Almost everyone around the world, plans something special to welcome the New Year; some raise a celebratory champagne, others eat their favourite food and some resolve to eat only healthy stuff in New Year. Somewhere down the line, we are all hoping that the year to come brings in heaps of luck to us and our loved ones.

You might find it a little extraordinary, but across the globe, there are certain New Year food traditions that people follow as they are said to bring in good luck. Here are some of those traditions that will fill up your table with good luck dishes.

Glücksschwein, a good luck pig

In Germany, it is believed that a pig is a symbol of good luck and there are theories which prove it. So, with a view to wish others luck, traditionally on New Year’s marzipan pigs are gifted or eaten for dinner. These adorable little pigs, arranged nicely on the table, are sometimes seen to have some sort of a symbol of good luck in their mouths like the four-leaf clovers, coins etc. So if you want to get lucky in the year to come, then try making marzipan shaped as a pig today!

Black-eyed peas

The next tradition on our list hails from the Southern African American culture. According to the legend, anything round or specifically the black eyed peas represent coins, the cabbage or collard green represent cash notes, and the golden colour of cornbread represents wealth. So if you want to make it rain money in the New Year, get to the kitchen and start working on these three and you’ll be all set. Here is a recipe for your help.


The next one is from Turkey. During Christmas time, people hang pomegranates outside their house. And on New Year’s Eve, one lucky person is chosen to smash the pomegranates open in front of the door. The more the pieces it breaks into and the further its seeds or pearls spread, the better the fortune in the New Year. The ruby red colour of pomegranates represent life and the multiple seeds represent abundance and prosperity. Don’t worry if you don’t want to get your house messy, then you can simply cut a pomegranate open and make a tasty Anar Raita and relish it for good luck.

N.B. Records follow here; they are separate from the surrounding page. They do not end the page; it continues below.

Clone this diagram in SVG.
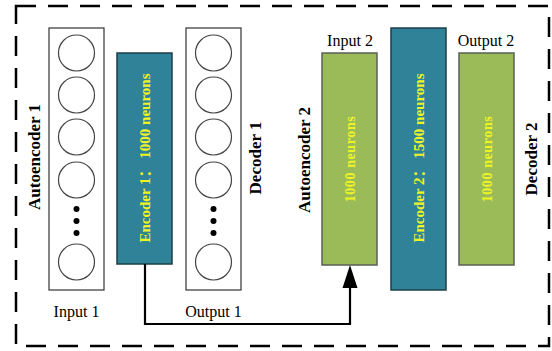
<svg xmlns="http://www.w3.org/2000/svg" width="552" height="351" viewBox="0 0 552 351">
  <defs>
    <style>
      .frame { fill: none; stroke: #000; stroke-width: 2.5; stroke-dasharray: 20 12; }
      .layer { fill: #fff; stroke: #333; stroke-width: 1.2; }
      .neuron { fill: #fff; stroke: #444; stroke-width: 1.2; }
      .dot { fill: #000; }
      .enc { fill: #2f8297; stroke: #1c3f48; stroke-width: 1.5; }
      .dense { fill: #9bbb59; stroke: #5a5f55; stroke-width: 1.5; }
      .title { font-family: "Liberation Serif", "Times New Roman", serif; font-weight: bold; font-size: 17px; fill: #000; text-anchor: middle; }
      .label { font-family: "Liberation Serif", "Times New Roman", serif; font-size: 16px; fill: #000; text-anchor: middle; }
      .inner { font-family: "Liberation Serif", "Noto Sans CJK SC", serif; font-weight: bold; font-size: 15px; fill: #eef424; text-anchor: middle; }
      .count { font-family: "Liberation Serif", serif; font-weight: bold; font-size: 14px; letter-spacing: 0.6px; fill: #eef424; text-anchor: middle; }
      .link { fill: none; stroke: #000; stroke-width: 2.2; }
    </style>
    <g id="neuron-column">
      <circle class="neuron" cx="0" cy="53" r="18"/>
      <circle class="neuron" cx="0" cy="95" r="18"/>
      <circle class="neuron" cx="0" cy="137" r="18"/>
      <circle class="neuron" cx="0" cy="180" r="18"/>
      <circle class="dot" cx="0" cy="209" r="3"/>
      <circle class="dot" cx="0" cy="221" r="3"/>
      <circle class="dot" cx="0" cy="233" r="3"/>
      <circle class="neuron" cx="0" cy="262" r="18"/>
    </g>
  </defs>

  <!-- outer dashed frame -->
  <rect class="frame" x="16" y="6" width="533" height="340"/>

  <!-- first autoencoder -->
  <g id="autoencoder1-title">
    <text class="title" transform="translate(39.5,157) rotate(-90)">Autoencoder 1</text>
  </g>
  <g id="input1">
    <rect class="layer" x="49" y="28" width="55" height="262"/>
    <use href="#neuron-column" x="76.5" y="0"/>
    <text class="label" x="76.5" y="317">Input 1</text>
  </g>
  <g id="encoder1">
    <rect class="enc" x="117" y="53" width="55" height="211"/>
    <text class="inner" transform="translate(150,158) rotate(-90)">Encoder 1： 1000 neurons</text>
  </g>
  <g id="output1">
    <rect class="layer" x="186" y="28" width="55" height="262"/>
    <use href="#neuron-column" x="213.5" y="0"/>
    <text class="label" x="213.5" y="317">Output 1</text>
  </g>
  <g id="decoder1-title">
    <text class="title" transform="translate(261,158) rotate(-90)">Decoder 1</text>
  </g>

  <!-- second autoencoder -->
  <g id="autoencoder2-title">
    <text class="title" transform="translate(310,160) rotate(-90)">Autoencoder 2</text>
  </g>
  <g id="input2">
    <rect class="dense" x="322" y="53" width="55" height="212"/>
    <text class="count" transform="translate(355,159) rotate(-90)">1000 neurons</text>
    <text class="label" x="350" y="46">Input 2</text>
  </g>
  <g id="encoder2">
    <rect class="enc" x="391" y="28" width="55" height="262"/>
    <text class="inner" transform="translate(424,158) rotate(-90)">Encoder 2： 1500 neurons</text>
  </g>
  <g id="output2">
    <rect class="dense" x="459" y="53" width="55" height="212"/>
    <text class="count" transform="translate(491.5,159) rotate(-90)">1000 neurons</text>
    <text class="label" x="486" y="46">Output 2</text>
  </g>
  <g id="decoder2-title">
    <text class="title" transform="translate(537,159) rotate(-90)">Decoder 2</text>
  </g>

  <!-- connector: encoder 1 code feeds input 2 -->
  <g id="connectors">
    <path class="link" d="M145,264 V324 H350 V287"/>
    <polygon points="350,265 342.5,288 357.5,288" fill="#000"/>
  </g>
</svg>
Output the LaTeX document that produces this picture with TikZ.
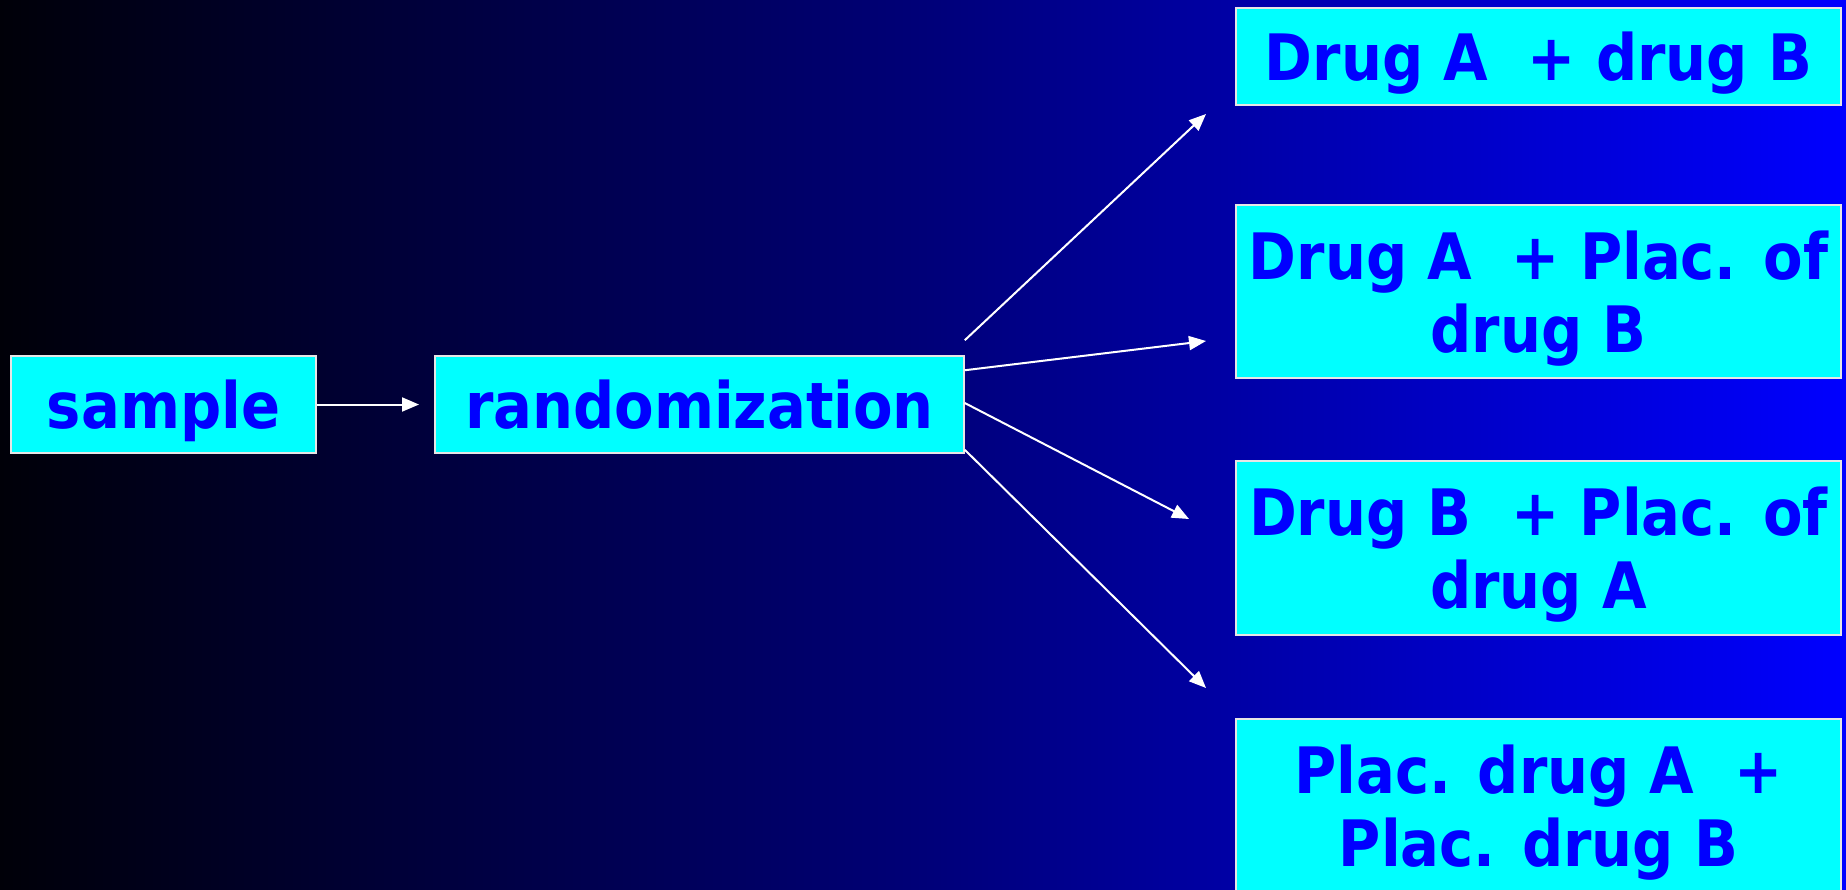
\documentclass[tikz,border=0pt]{standalone}
\usepackage{fontspec}
\setmainfont{DejaVu Sans Condensed}
\usetikzlibrary{arrows.meta}
\definecolor{bgleft}{RGB}{0,0,8}
\definecolor{bgmid}{RGB}{0,0,120}
\definecolor{bgright}{RGB}{0,0,255}
\definecolor{boxfill}{RGB}{0,255,255}
\definecolor{boxtext}{RGB}{0,0,255}
\definecolor{boxline}{RGB}{230,230,230}
\tikzset{
  stage/.style={draw=boxline, line width=1.5pt, fill=boxfill, text=boxtext,
    font=\bfseries\fontsize{64}{73}\selectfont, align=center, inner sep=0pt,
    text depth=0pt, anchor=center},
  link/.style={draw=white, line width=2pt, -{Triangle[length=17pt,width=14pt]}}
}
\begin{document}
\begin{tikzpicture}[x=1pt,y=-1pt]
\useasboundingbox (0,0) rectangle (1846,889);
\clip (0,0) rectangle (1846,889);
\shade[left color=bgleft, right color=bgright, middle color=bgmid] (0,0) rectangle (1846,889);
\node[stage, minimum width=305pt, minimum height=97pt] (sample) at (163.5,404.5) {sample};
\node[stage, minimum width=529pt, minimum height=97pt] (rand) at (699.5,404.5) {randomization};
\node[stage, minimum width=605pt, minimum height=97pt] (t1) at (1538.5,56.5) {Drug A\ \ + drug B};
\node[stage, minimum width=605pt, minimum height=173pt] (t2) at (1538.5,291.5) {Drug A\ \ + Plac. of\\drug B};
\node[stage, minimum width=605pt, minimum height=174pt] (t3) at (1538.5,548) {Drug B\ \ + Plac. of\\drug A};
\node[stage, minimum width=605pt, minimum height=173pt] (t4) at (1538.5,805.5) {Plac. drug A\ \ +\\Plac. drug B};
\coordinate (e0) at (419,404.5);
\coordinate (e1) at (1206,114);
\coordinate (e2) at (1206,341);
\coordinate (e3) at (1189,519);
\coordinate (e4) at (1206,688);
\draw[link] (sample.east) -- (e0);
\draw[link] ([yshift=15pt]rand.north east) -- (e1);
\draw[link] ([yshift=-15pt]rand.north east) -- (e2);
\draw[link] ([yshift=1.5pt]rand.east) -- (e3);
\draw[link] ([yshift=4pt]rand.south east) -- (e4);
\end{tikzpicture}
\end{document}
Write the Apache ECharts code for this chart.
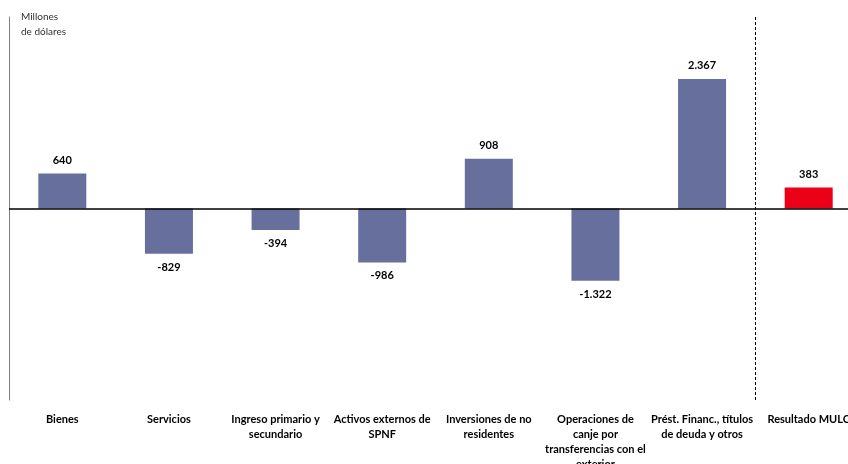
<!DOCTYPE html>
<html>
<head>
<meta charset="utf-8">
<script src="https://cdn.jsdelivr.net/npm/echarts@6/dist/echarts.min.js"></script>
<style>
  html, body { margin: 0; padding: 0; background: #fff; }
  #chart { width: 848px; height: 464px; }
</style>
</head>
<body>
<div id="chart"></div>
<script>
// Flujos de divisas por concepto (millones de dólares)
const categories = [
  'Bienes',
  'Servicios',
  'Ingreso primario y\nsecundario',
  'Activos externos de\nSPNF',
  'Inversiones de no\nresidentes',
  'Operaciones de\ncanje por\ntransferencias con el\nexterior',
  'Prést. Financ., títulos\nde deuda y otros',
  'Resultado MULC'
];
const values = [640, -829, -394, -986, 908, -1322, 2367, 383];
const totalIndex = 7;

const barColor = '#67709c';
const totalColor = '#ec0017';
const fontFamily = 'Lato, "Open Sans", sans-serif';

function fmt(v) {
  const s = Math.abs(v).toString().replace(/\B(?=(\d{3})+(?!\d))/g, '.');
  return (v < 0 ? '-' : '') + s;
}

const seriesData = values.map((v, i) => ({
  value: v,
  itemStyle: { color: i === totalIndex ? totalColor : barColor },
  label: { position: v < 0 ? 'bottom' : 'top' }
}));

const chart = echarts.init(document.getElementById('chart'), null, { renderer: 'canvas' });
chart.setOption({
  animation: false,
  backgroundColor: '#ffffff',
  grid: {
    left: 9, top: 17, width: 853, height: 383,
    containLabel: false,
    outerBoundsMode: 'none'
  },
  graphic: [{
    type: 'text',
    left: 21,
    top: 9,
    style: {
      text: 'Millones\nde dólares',
      font: '10px ' + fontFamily,
      lineHeight: 15,
      fill: '#333'
    }
  }],
  xAxis: [{
    type: 'category',
    data: categories,
    position: 'bottom',
    axisLine: { show: false, onZero: false },
    axisTick: { show: false },
    axisLabel: {
      interval: 0,
      margin: 12,
      color: '#000',
      fontFamily: fontFamily,
      fontWeight: 'bold',
      fontSize: 11,
      lineHeight: 15,
      verticalAlign: 'top'
    },
    splitLine: { show: false }
  }, {
    // band-edge axis: category i spans [i, i+1], used for the separator line
    type: 'value',
    min: 0,
    max: categories.length,
    show: false
  }],
  yAxis: {
    type: 'value',
    min: -3500,
    max: 3500,
    interval: 500,
    axisLine: { show: true, lineStyle: { color: '#7f7f7f', width: 1 } },
    axisTick: { show: false },
    axisLabel: { show: false },
    splitLine: { show: false }
  },
  series: [{
    type: 'bar',
    data: seriesData,
    barWidth: 48,
    label: {
      show: true,
      distance: 8,
      color: '#000',
      fontFamily: fontFamily,
      fontWeight: 'bold',
      fontSize: 11,
      formatter: (p) => fmt(p.value)
    },
    markLine: {
      silent: true,
      symbol: 'none',
      label: { show: false },
      lineStyle: { color: '#000', type: 'solid', width: 1.5 },
      data: [{ yAxis: 0 }]
    }
  }, {
    // dashed separator before the total bar
    type: 'line',
    xAxisIndex: 1,
    data: [],
    markLine: {
      silent: true,
      symbol: 'none',
      label: { show: false },
      lineStyle: { color: '#000', type: [3, 2], width: 1 },
      data: [{ xAxis: totalIndex }]
    }
  }]
});
</script>
</body>
</html>
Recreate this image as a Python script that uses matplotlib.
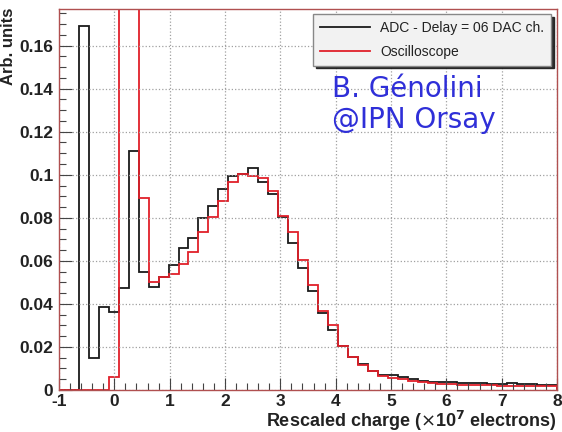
import numpy as np
import matplotlib.pyplot as plt
from matplotlib.ticker import MultipleLocator

plt.rcParams['font.family'] = ['Liberation Sans', 'DejaVu Sans']

# 50 bins from -1 to 8 (x10^7 electrons)
edges = np.linspace(-1, 8, 51)

adc = [0, 0, 0.169, 0.015, 0.0386, 0.0363, 0.0476, 0.111, 0.0546, 0.048,
       0.0526, 0.058, 0.066, 0.0707, 0.080, 0.0856, 0.0933, 0.0992, 0.1005, 0.1031,
       0.0964, 0.0912, 0.0803, 0.0682, 0.0569, 0.0460, 0.036, 0.028, 0.0206, 0.0152,
       0.0121, 0.009, 0.0072, 0.0068, 0.006, 0.005, 0.0044, 0.0039, 0.0038, 0.0036,
       0.0033, 0.0031, 0.0033, 0.0027, 0.0026, 0.0033, 0.0027, 0.0026, 0.0024, 0.0023]

scope = [0, 0, 0, 0, 0, 0.006, 0.30, 0.25, 0.0893, 0.0504,
         0.0526, 0.054, 0.0586, 0.0639, 0.0732, 0.0803, 0.0876, 0.0964, 0.1005, 0.0995,
         0.0985, 0.0923, 0.0809, 0.0736, 0.0605, 0.0486, 0.0365, 0.0302, 0.0206, 0.0152,
         0.0116, 0.009, 0.0065, 0.0058, 0.005, 0.0043, 0.0037, 0.0032, 0.0030, 0.0028,
         0.0025, 0.0024, 0.0022, 0.0021, 0.002, 0.002, 0.0019, 0.0019, 0.0018, 0.0018]

xticks = [-1, 0, 1, 2, 3, 4, 5, 6, 7, 8]
yticks = [0, 0.02, 0.04, 0.06, 0.08, 0.1, 0.12, 0.14, 0.16]
ylabels = ['0', '0.02', '0.04', '0.06', '0.08', '0.1', '0.12', '0.14', '0.16']

fig = plt.figure(figsize=(5.62, 4.32), dpi=100)
ax = fig.add_axes([59/562, 1-390/432, 498/562, 381/432])

ax.stairs(adc, edges, color='#1a1a1a', lw=1.3, label='ADC - Delay = 06 DAC ch.')
ax.stairs(scope, edges, color='#e0202a', lw=1.3, label='Oscilloscope')

ax.set_xlim(-1, 8)
ax.set_ylim(0, 0.177)
ax.set_xticks(xticks)
ax.set_xticklabels([str(t) for t in xticks])
ax.set_yticks(yticks)
ax.set_yticklabels(ylabels)
ax.xaxis.set_minor_locator(MultipleLocator(0.2))
ax.yaxis.set_minor_locator(MultipleLocator(0.005))
ax.tick_params(which='both', direction='in', color='#444444', width=0.8)
ax.tick_params(which='major', length=9, labelsize=12.5)
ax.tick_params(axis='x', which='major', pad=3)
ax.tick_params(axis='y', which='major', pad=4)
ax.tick_params(which='minor', length=5)
for lab in ax.get_xticklabels() + ax.get_yticklabels():
    lab.set_fontweight('bold')
    lab.set_color('#222222')

ax.grid(True, which='major', color='#a0a0a0', ls=':', lw=0.9)
for s in ax.spines.values():
    s.set_color('#b05050')
    s.set_linewidth(1)

leg = ax.legend(loc='upper right', bbox_to_anchor=(0.988, 0.987), borderaxespad=0,
                fancybox=False, shadow={'color': '0.1', 'alpha': 0.9},
                facecolor='#f2f2f2', edgecolor='#888888', framealpha=1,
                fontsize=10, handlelength=3.6, borderpad=0.5, labelspacing=0.7,
                handletextpad=0.7)
for t in leg.get_texts():
    t.set_color('#222222')

fig.text(9/562, 1-8/432, 'Arb. units', rotation=90, ha='center', va='top',
         fontsize=12, fontweight='bold', color='#222222')
fig.text(557/562, 1-427/432, r'Rescaled charge ($\times$10$^{\mathbf{7}}$ electrons)',
         ha='right', va='baseline', fontsize=13, fontweight='bold', color='#222222')

fig.text(332/562, 1-97/432, 'B. Génolini', fontsize=20, color='#2f2fd8',
         family='DejaVu Sans', va='baseline')
fig.text(332/562, 1-128/432, '@IPN Orsay', fontsize=20, color='#2f2fd8',
         family='DejaVu Sans', va='baseline')

fig.savefig('out.png', dpi=100)
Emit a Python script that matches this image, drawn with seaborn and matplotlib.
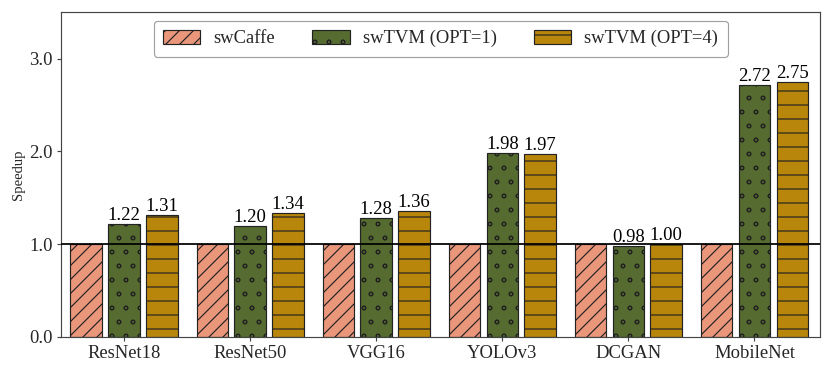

This one is absolutely a unique tradition, believed to have started in Spain around 1900. On New Year’s Eve, people in Spain gather in front of the square's clock tower virtually or physically to celebrate. At midnight, when the clock strikes 12, they eat 12 grapes as quickly as possible. Legend has it that each of the 12 grapes will bring luck for the twelve months ahead. You might as well make a nice grape soda make your way into the New Year’s.

Now that you have been acquainted to the traditions from around the world, you can try them for yourself. Once again, we wish you all a prosperous new year!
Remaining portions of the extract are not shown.